MERATE – «Come quando il vento scaccia la nebbia». Un uomo e una donna, il loro passaggio dalla vita alla morte, un attraversamento agognato che resta incompiuto fino alla liberazione dal peso dei rispettivi padri.
Portato in scena domenica 21 ottobre dalla compagnia piemontese La Corte dei Folli di Fossano (CN), Nel nome del padre è il secondo spettacolo in concorso nella terza edizione del Festival nazionale di teatro – Città di Merate, manifestazione dedicata al meglio del teatro amatoriale in Italia e inaugurata lo scorso 6 ottobre con lo spettacolo Le ultime lune della compagnia La Cricca di Taranto (qui la recensione).
Una “commedia sentimentale”, come la definisce il suo autore Luigi Lunari, che si sviluppa dentro il dramma privato e condiviso dei due protagonisti, Rosemary e Aldo, persone più che personaggi, figli rifiutati dai loro padri e dimenticati dalla storia. In una scenografia plumbea, asettica, dentro la quale i personaggi portano loro stessi e i loro bagagli – Rosemary non può fare a meno della sua bambola, Aldo dei suoi libri e della scacchiera – si svolge il dialogo necessario: «Se noi due siamo qui e dobbiamo stare qui per parlare e per conoscerci – dice Aldo – è per potercene andare da qui».
Due sconosciuti, Aldo e Rosmary (qui interpretati da Pinuccio Bellone e Cristina Viglietta, diretti da Stefano Sandroni), che però sembrano conoscersi da sempre: figlia di un diplomatico capitalista disposto a tutto per i denaro lei, figlio di un leader comunista e rifugiato politico lui, Rosemary e Aldo hanno condiviso in vita la stessa sorte di internamento e segregazione dal resto del mondo.
In un atto unico, in un tempo indefinito, che si stringe e si dilata e si ripiega come una fisarmonica, si dispiega sul palco la progressiva svestizione dei protagonisti che, raccontandosi, si liberano a poco a poco degli abiti e del dolore.
Tenero, duro, rabbioso, a tratti ironico è il tono dello spettacolo, che porta in scena due vite fragili e potenti, caricate dall’interpretazione intensa dei due attori protagonisti, in grado anche di calarsi nei panni di personaggi diversi e di conferire loro credibilità nel breve tempo del flashback dei ricordi.

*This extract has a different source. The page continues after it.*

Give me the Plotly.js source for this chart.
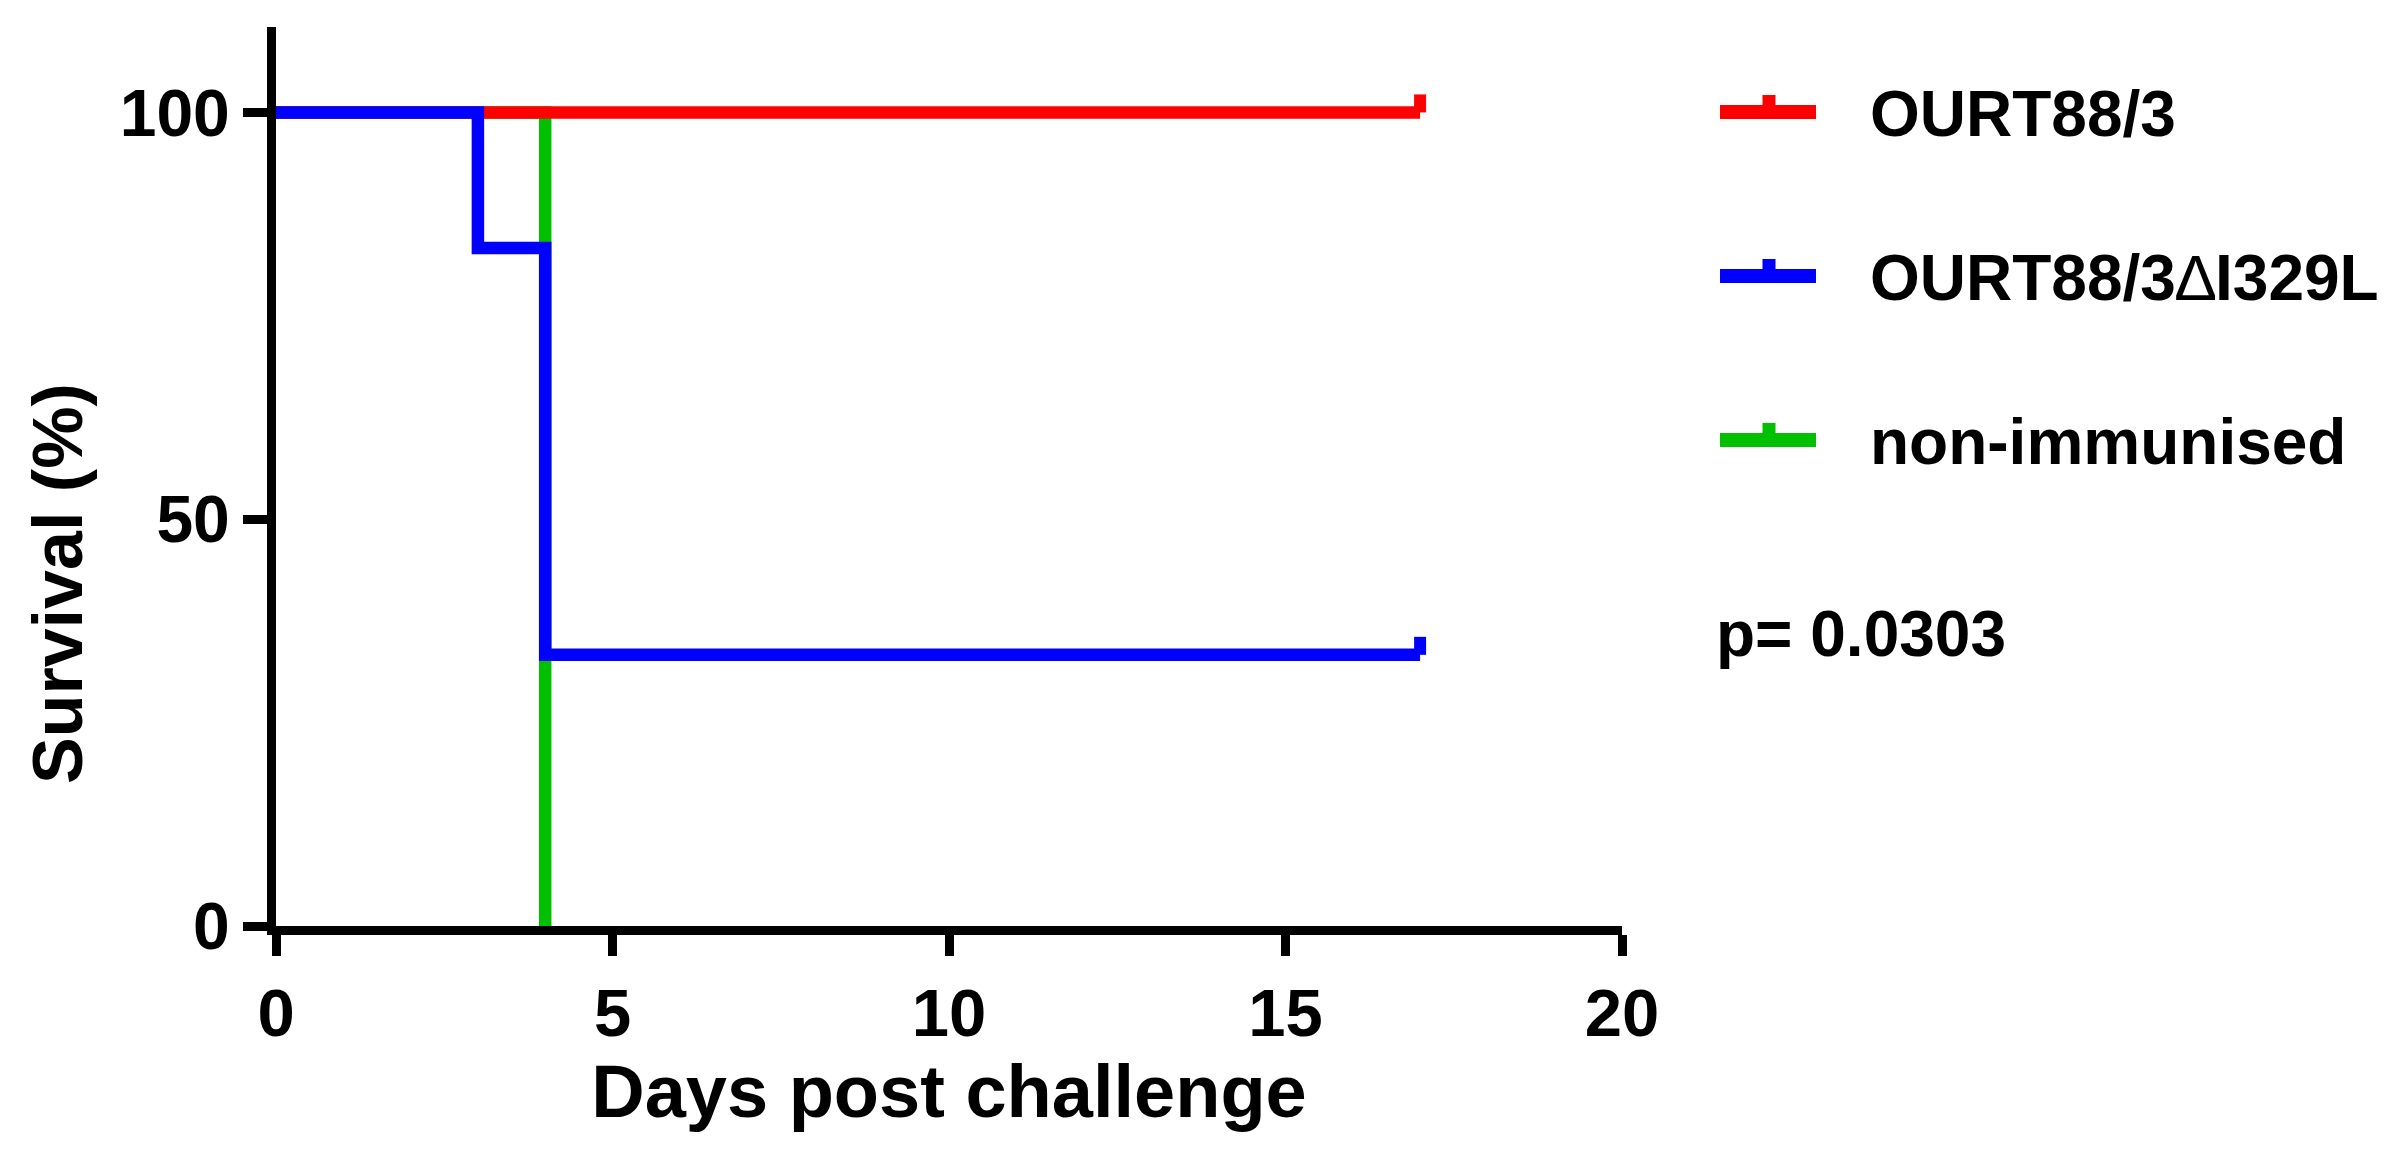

Due persone che si mettono a nudo, Rosemary e Aldo, che vuotano il sacco gridando, sfidandosi, piangendo, e mettono a confronto le proprie vite, le proprie mancanze («Io non ero attrezzato per la vita»); i propri sentimenti contrastanti nei confronti delle famiglie, dei padri («Mio padre era fatto così – dice Rosemary – E io no»). Non c’è giudizio tra loro, solo ascolto.
Incalzante, veloce, ben bilanciato tra intime riflessioni e picchi massimi di tensione, il testo pone le basi di uno spettacolo che acquisisce ritmo e coralità grazie all’interpretazione degli attori, che si alternano e accompagnano lo spettatore in un crescendo drammatico verso il lieto fine comune: «E adesso?», «Finalmente potremo andare a dormire senza paura di svegliarci il giorno dopo».